> **WORK TO COMPLETE**
Repeat the material exactly from its first line to the line that includes "(left) -- (right);". Skip pictures.

— Start —

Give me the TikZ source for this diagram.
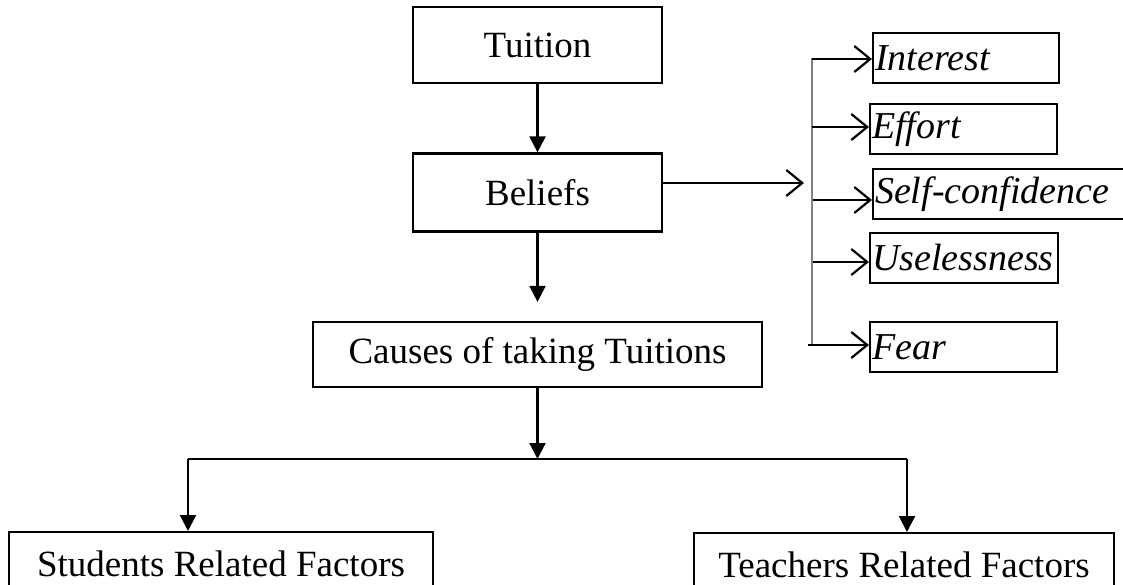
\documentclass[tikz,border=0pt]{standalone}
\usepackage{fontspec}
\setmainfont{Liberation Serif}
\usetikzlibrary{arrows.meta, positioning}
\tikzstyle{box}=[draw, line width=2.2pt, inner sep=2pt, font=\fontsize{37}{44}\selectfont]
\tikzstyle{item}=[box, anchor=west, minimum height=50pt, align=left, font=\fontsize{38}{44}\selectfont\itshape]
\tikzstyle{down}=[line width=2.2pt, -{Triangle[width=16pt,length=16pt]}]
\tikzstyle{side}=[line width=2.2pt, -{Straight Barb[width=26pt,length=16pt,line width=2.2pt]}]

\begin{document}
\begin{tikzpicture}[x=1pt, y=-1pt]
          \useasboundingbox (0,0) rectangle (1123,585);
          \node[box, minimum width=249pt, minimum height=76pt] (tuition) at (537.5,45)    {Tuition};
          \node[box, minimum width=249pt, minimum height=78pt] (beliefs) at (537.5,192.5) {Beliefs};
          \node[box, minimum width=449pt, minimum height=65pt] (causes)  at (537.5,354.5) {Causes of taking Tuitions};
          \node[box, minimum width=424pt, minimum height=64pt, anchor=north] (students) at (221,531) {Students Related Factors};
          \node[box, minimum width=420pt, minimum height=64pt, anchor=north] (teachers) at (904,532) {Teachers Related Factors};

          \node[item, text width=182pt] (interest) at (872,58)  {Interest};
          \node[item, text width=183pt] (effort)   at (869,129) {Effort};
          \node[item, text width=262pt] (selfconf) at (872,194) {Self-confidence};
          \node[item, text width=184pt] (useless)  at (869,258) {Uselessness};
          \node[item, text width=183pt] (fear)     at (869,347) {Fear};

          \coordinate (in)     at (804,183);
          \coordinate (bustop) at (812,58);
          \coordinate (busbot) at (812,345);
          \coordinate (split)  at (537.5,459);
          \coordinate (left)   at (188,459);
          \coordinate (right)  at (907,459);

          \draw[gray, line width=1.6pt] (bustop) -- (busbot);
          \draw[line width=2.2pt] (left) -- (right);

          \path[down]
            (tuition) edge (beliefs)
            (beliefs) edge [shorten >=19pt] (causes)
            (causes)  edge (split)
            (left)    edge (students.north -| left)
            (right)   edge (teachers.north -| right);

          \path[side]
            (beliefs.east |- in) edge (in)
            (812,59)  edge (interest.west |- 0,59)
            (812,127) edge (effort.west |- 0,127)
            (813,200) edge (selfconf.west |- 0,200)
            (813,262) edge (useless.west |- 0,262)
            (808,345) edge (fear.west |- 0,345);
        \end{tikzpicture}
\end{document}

— End —

> **COMPLETED TASK**
Give me the TikZ source for this diagram.
\documentclass[tikz,border=0pt]{standalone}
\usepackage{fontspec}
\setmainfont{Liberation Serif}
\usetikzlibrary{arrows.meta, positioning}
\tikzstyle{box}=[draw, line width=2.2pt, inner sep=2pt, font=\fontsize{37}{44}\selectfont]
\tikzstyle{item}=[box, anchor=west, minimum height=50pt, align=left, font=\fontsize{38}{44}\selectfont\itshape]
\tikzstyle{down}=[line width=2.2pt, -{Triangle[width=16pt,length=16pt]}]
\tikzstyle{side}=[line width=2.2pt, -{Straight Barb[width=26pt,length=16pt,line width=2.2pt]}]

\begin{document}
\begin{tikzpicture}[x=1pt, y=-1pt]
          \useasboundingbox (0,0) rectangle (1123,585);
          \node[box, minimum width=249pt, minimum height=76pt] (tuition) at (537.5,45)    {Tuition};
          \node[box, minimum width=249pt, minimum height=78pt] (beliefs) at (537.5,192.5) {Beliefs};
          \node[box, minimum width=449pt, minimum height=65pt] (causes)  at (537.5,354.5) {Causes of taking Tuitions};
          \node[box, minimum width=424pt, minimum height=64pt, anchor=north] (students) at (221,531) {Students Related Factors};
          \node[box, minimum width=420pt, minimum height=64pt, anchor=north] (teachers) at (904,532) {Teachers Related Factors};

          \node[item, text width=182pt] (interest) at (872,58)  {Interest};
          \node[item, text width=183pt] (effort)   at (869,129) {Effort};
          \node[item, text width=262pt] (selfconf) at (872,194) {Self-confidence};
          \node[item, text width=184pt] (useless)  at (869,258) {Uselessness};
          \node[item, text width=183pt] (fear)     at (869,347) {Fear};

          \coordinate (in)     at (804,183);
          \coordinate (bustop) at (812,58);
          \coordinate (busbot) at (812,345);
          \coordinate (split)  at (537.5,459);
          \coordinate (left)   at (188,459);
          \coordinate (right)  at (907,459);

          \draw[gray, line width=1.6pt] (bustop) -- (busbot);
          \draw[line width=2.2pt] (left) -- (right);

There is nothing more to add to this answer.